Société des bibliophiles de Belgique
- Formation: 4 April 1835
- Founded at: Mons, Hainaut, Belgium
- Headquarters: Hainaut
- Region served: Belgium
- Official language: French

= Société des bibliophiles belges =

Belgian learned society for bibliophilists

The Société des bibliophiles belges séant à Mons (Society of Belgian Bibliophiles sitting at Mons) was a learned society for Belgian bibliophiles formed in the mid-1830s. It was established in the province of Hainaut to publish unedited literary and historical documents.

==History==
The Society of Belgian Bibliophiles was founded on 4 April 1835 in Mons, Hainaut Province, Belgium. The number of members was limited to 25 people. One of the founders was Camille Wins, who assumed the role of secretary from 1839 until 1856.
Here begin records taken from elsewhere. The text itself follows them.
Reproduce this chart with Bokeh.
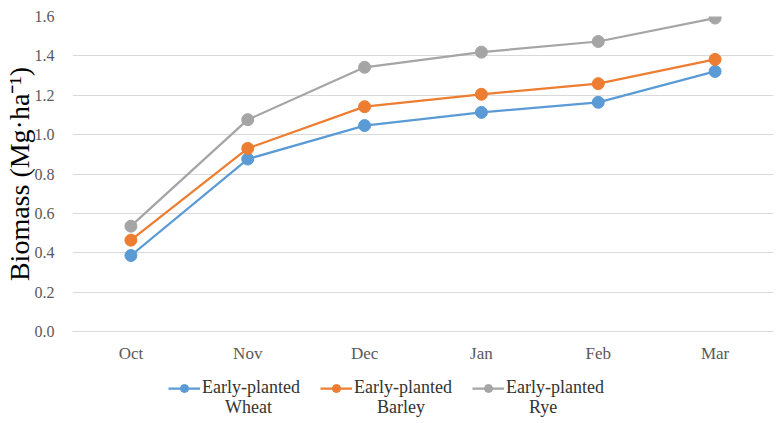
from bokeh.plotting import figure
from bokeh.layouts import column
from bokeh.models import FactorRange, Range1d, SingleIntervalTicker, NumeralTickFormatter, Legend, LegendItem
from bokeh.embed import file_html
from bokeh.resources import INLINE

months = ["Oct", "Nov", "Dec", "Jan", "Feb", "Mar"]
wheat = [0.386, 0.876, 1.046, 1.113, 1.164, 1.321]
barley = [0.464, 0.930, 1.142, 1.205, 1.259, 1.382]
rye = [0.535, 1.076, 1.342, 1.419, 1.473, 1.592]
legend_prefix = "Early-planted"
crop_names = ["Wheat", "Barley", "Rye"]
colors = ["#5B9BD5", "#ED7D31", "#A5A5A5"]

FONT = "Liberation Serif"

p = figure(x_range=FactorRange(*months), y_range=Range1d(0, 1.6),
           frame_width=701, frame_height=315, output_backend="svg", toolbar_location=None,
           min_border_left=72, min_border_right=5, min_border_top=16, min_border_bottom=32)
p.outline_line_color = None
p.background_fill_color = "white"
p.border_fill_color = "white"

for vals, c in zip([wheat, barley, rye], colors):
    p.line(months, vals, line_color=c, line_width=2.25)
    p.scatter(months, vals, size=12, fill_color=c, line_color=c)

p.yaxis.ticker = SingleIntervalTicker(interval=0.2)
p.yaxis.formatter = NumeralTickFormatter(format="0.0")
p.yaxis.axis_line_color = None
p.yaxis.major_tick_line_color = None
p.yaxis.minor_tick_line_color = None
p.yaxis.major_tick_out = 0
p.yaxis.major_tick_in = 0
p.yaxis.major_label_text_font = FONT
p.yaxis.major_label_text_font_size = "16px"
p.yaxis.major_label_text_color = "#595959"
p.yaxis.major_label_standoff = 14
p.yaxis.axis_label = "Biomass (Mg·ha⁻¹)"
p.yaxis.axis_label_text_font = FONT
p.yaxis.axis_label_text_font_size = "28px"
p.yaxis.axis_label_text_font_style = "normal"
p.yaxis.axis_label_text_color = "#000000"
p.yaxis.axis_label_standoff = -3

p.xaxis.axis_line_color = "#D9D9D9"
p.xaxis.major_tick_line_color = None
p.xaxis.minor_tick_line_color = None
p.xaxis.major_tick_out = 0
p.xaxis.major_tick_in = 0
p.xaxis.major_label_text_font = FONT
p.xaxis.major_label_text_font_size = "17px"
p.xaxis.major_label_text_color = "#595959"
p.xaxis.major_label_standoff = 12

p.xgrid.grid_line_color = None
p.ygrid.grid_line_color = "#D9D9D9"
p.ygrid.grid_line_width = 1

# legend figure below the chart
lg = figure(width=778, height=60, x_range=Range1d(0, 1), y_range=Range1d(0, 1),
            output_backend="svg", toolbar_location=None,
            x_axis_location=None, y_axis_location=None, min_border=0)
lg.outline_line_color = None
lg.grid.grid_line_color = None
nan = float("nan")
items_top, items_bottom = [], []
for name, c in zip(crop_names, colors):
    l = lg.line([nan], [nan], line_color=c, line_width=2.25)
    s = lg.scatter([nan], [nan], size=11, fill_color=c, line_color=c)
    items_top.append(LegendItem(label=legend_prefix, renderers=[l, s], index=0))
    h = lg.line([nan], [nan], line_alpha=0)
    items_bottom.append(LegendItem(label=name, renderers=[h], index=0))

common = dict(orientation="horizontal", label_text_font=FONT, label_text_font_size="18px",
              label_text_color="#333333", glyph_width=32, glyph_height=20,
              label_standoff=2, label_width=98, spacing=20, border_line_color=None,
              background_fill_alpha=0, padding=0, margin=0)
legend_top = Legend(items=items_top, location=(96, 27), **common)
legend_bottom = Legend(items=items_bottom, location=(119, 7), **common)
lg.add_layout(legend_top, "center")
lg.add_layout(legend_bottom, "center")

layout = column(p, lg, spacing=0)
open("out.html", "w").write(file_html(layout, INLINE))
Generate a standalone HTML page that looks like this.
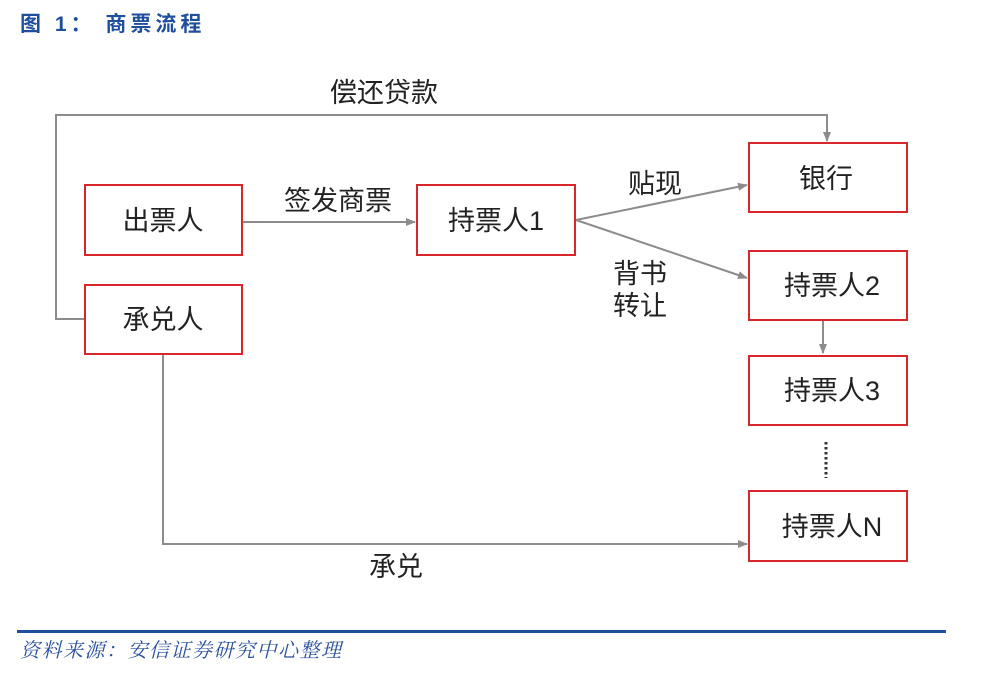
<!DOCTYPE html>
<html><head><meta charset="utf-8"><style>
html,body{margin:0;padding:0;background:#fff;width:1000px;height:677px;overflow:hidden}
svg text{font-family:"Liberation Sans","Noto Sans CJK SC",sans-serif}
</style></head><body>
<svg width="1000" height="677" viewBox="0 0 1000 677" xmlns="http://www.w3.org/2000/svg">
<defs><marker id="a" markerWidth="10" markerHeight="10" refX="9" refY="5" orient="auto" markerUnits="userSpaceOnUse"><path d="M0,1 L10,5 L0,9 Z" fill="#8c8c8c"/></marker></defs>
<text x="20" y="31" font-size="21" font-weight="bold" fill="#1f4e9c" letter-spacing="4" style="font-family:'Liberation Sans','Noto Sans CJK SC',sans-serif">图 1： 商票流程</text>
<g fill="none" stroke="#8c8c8c" stroke-width="2">
<polyline points="85,319 56,319 56,115 827,115 827,141" marker-end="url(#a)"/>
<line x1="242" y1="222" x2="415" y2="222" marker-end="url(#a)"/>
<line x1="576" y1="220" x2="747" y2="185" marker-end="url(#a)"/>
<line x1="576" y1="220" x2="747" y2="278" marker-end="url(#a)"/>
<line x1="823" y1="320" x2="823" y2="353" marker-end="url(#a)"/>
<polyline points="163,354 163,544 747,544" marker-end="url(#a)"/>
<line x1="826" y1="442" x2="826" y2="478" stroke="#333" stroke-dasharray="2.5,2.5" stroke-width="3"/>
</g>
<g fill="#fff" stroke="#d9262b" stroke-width="2">
<rect x="85" y="185" width="157" height="70"/>
<rect x="85" y="285" width="157" height="69"/>
<rect x="417" y="185" width="158" height="70"/>
<rect x="749" y="143" width="158" height="69"/>
<rect x="749" y="251" width="158" height="69"/>
<rect x="749" y="356" width="158" height="69"/>
<rect x="749" y="491" width="158" height="70"/>
</g>
<g font-size="27" fill="#222" text-anchor="middle">
<text x="163" y="230">出票人</text>
<text x="163" y="329">承兑人</text>
<text x="496" y="230">持票人1</text>
<text x="826" y="188">银行</text>
<text x="832" y="295">持票人2</text>
<text x="832" y="400">持票人3</text>
<text x="832" y="536">持票人N</text>
<text x="384" y="102">偿还贷款</text>
<text x="338" y="210">签发商票</text>
<text x="655" y="193">贴现</text>
<text x="640" y="283">背书</text>
<text x="640" y="315">转让</text>
<text x="396" y="576">承兑</text>
</g>
<rect x="17" y="630" width="929" height="3" fill="#1f4e9c"/>
<text x="20" y="657" font-size="20" font-style="italic" fill="#2a4f9a" letter-spacing="1.5" style="font-family:'Liberation Serif','Noto Serif CJK SC',serif">资料来源：安信证券研究中心整理</text>
</svg>
</body></html>
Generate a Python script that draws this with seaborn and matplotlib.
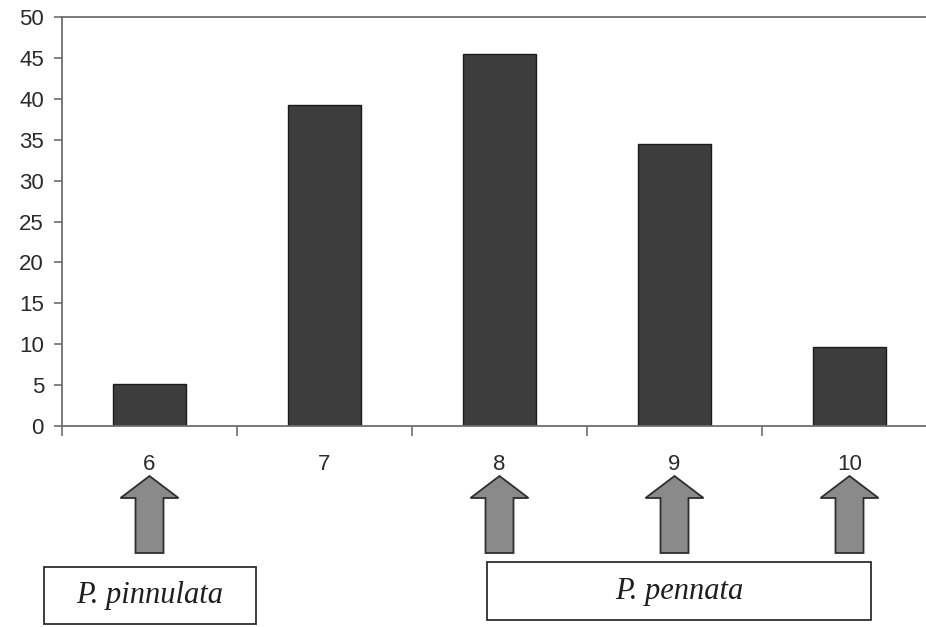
import matplotlib
matplotlib.use("Agg")
import matplotlib.pyplot as plt
import matplotlib.transforms as mtransforms
from matplotlib.patches import Polygon, Rectangle
import numpy as np
import pandas as pd
import seaborn as sns

categories = ["6", "7", "8", "9", "10"]
values = [5.1, 39.2, 45.5, 34.5, 9.6]
yticks = [0, 5, 10, 15, 20, 25, 30, 35, 40, 45, 50]
arrow_cats = ["6", "8", "9", "10"]
species_labels = ["P. pinnulata", "P. pennata"]

sns.set_theme(style="white")
plt.rcParams["font.family"] = ["Liberation Sans", "DejaVu Sans"]

fig = plt.figure(figsize=(9.26, 6.27), dpi=100)
W, H = 926, 627
ax = fig.add_axes([62 / W, 1 - 426 / H, 875 / W, (426 - 17) / H])

df = pd.DataFrame({"cat": categories, "val": values})
sns.barplot(data=df, x="cat", y="val", order=categories, color="#3d3d3d",
            saturation=1, width=0.42, edgecolor="#1a1a1a", linewidth=1.0, ax=ax)

ax.set_xlim(-0.5, len(categories) - 0.5)
ax.set_ylim(0, 50)
ax.set_yticks(yticks)
ax.set_xlabel("")
ax.set_ylabel("")

for side in ["left", "top", "bottom"]:
    ax.spines[side].set_visible(True)
    ax.spines[side].set_color("#6e6e6e")
    ax.spines[side].set_linewidth(1.3)
ax.spines["right"].set_visible(False)

ax.tick_params(axis="y", which="major", direction="out", length=6, width=1.2,
               color="#6e6e6e", labelsize=16, labelcolor="#2a2a2a", pad=7, left=True)
ax.set_xticks(np.arange(len(categories)))
ax.set_xticks(np.arange(len(categories) + 1) - 0.5, minor=True)
ax.tick_params(axis="x", which="major", length=0, labelsize=16, labelcolor="#2a2a2a", pad=20)
ax.tick_params(axis="x", which="minor", direction="out", length=7, width=1.2,
               color="#6e6e6e", bottom=True)

# Arrows below selected categories
trans = mtransforms.blended_transform_factory(ax.transData, fig.transFigure)
px_per_cat = 875 / len(categories)
head_hw = 29 / px_per_cat
shaft_hw = 14 / px_per_cat
y_top = 1 - 476 / H
y_head = 1 - 498 / H
y_bot = 1 - 553 / H
for c in arrow_cats:
    x = categories.index(c)
    pts = [(x, y_top), (x + head_hw, y_head), (x + shaft_hw, y_head),
           (x + shaft_hw, y_bot), (x - shaft_hw, y_bot), (x - shaft_hw, y_head),
           (x - head_hw, y_head)]
    fig.add_artist(Polygon(pts, closed=True, transform=trans, facecolor="#8a8a8a",
                           edgecolor="#2e2e2e", linewidth=1.3, clip_on=False))

# Species boxes
boxes = [(44, 567, 212, 57), (487, 562, 384, 58)]
for (bx, by, bw, bh), lab in zip(boxes, species_labels):
    fig.add_artist(Rectangle((bx / W, 1 - (by + bh) / H), bw / W, bh / H,
                             transform=fig.transFigure, facecolor="white",
                             edgecolor="#2e2e2e", linewidth=1.3))
    fig.text((bx + bw / 2) / W, 1 - (by + bh / 2) / H, lab, ha="center", va="center",
             fontsize=22, style="italic", family=["Liberation Serif", "DejaVu Serif"],
             color="#1e1e1e")

fig.savefig("out.png", dpi=100)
In 1836, the Belgian Bibliophiles Society's first publication was released. By the 1840s, the Belgian printer Emmanuel Hoyois was publishing it in Mons.

In 1844–1845, a new bulletin, The Belgian Bibliophile (Le bibliophile belge), was created, with the first volume published in Brussels.

By 1845, the society had expanded to 40 effective members and 6 honorary members. Up until then, only three works had been published and distributed: Secret Correspondence of Margaret of Parma with Philip II; Letters on the Life Interior of Charles V; and The Memoirs of Charles III de Croÿ, fourth Duke of Arschot.

In 1866, the board of the society consisted of Xavier de Theux of Brussels as president, Ferdinand van der Haeghen of Ghent as vice president, Gustave Hagemans of Brussels as treasurer, and Jules Delecourt of Brussels as secretary.

As early as January 1878, the society was reported as a foreign correspondent of the Smithsonian Institution in Washington D.C.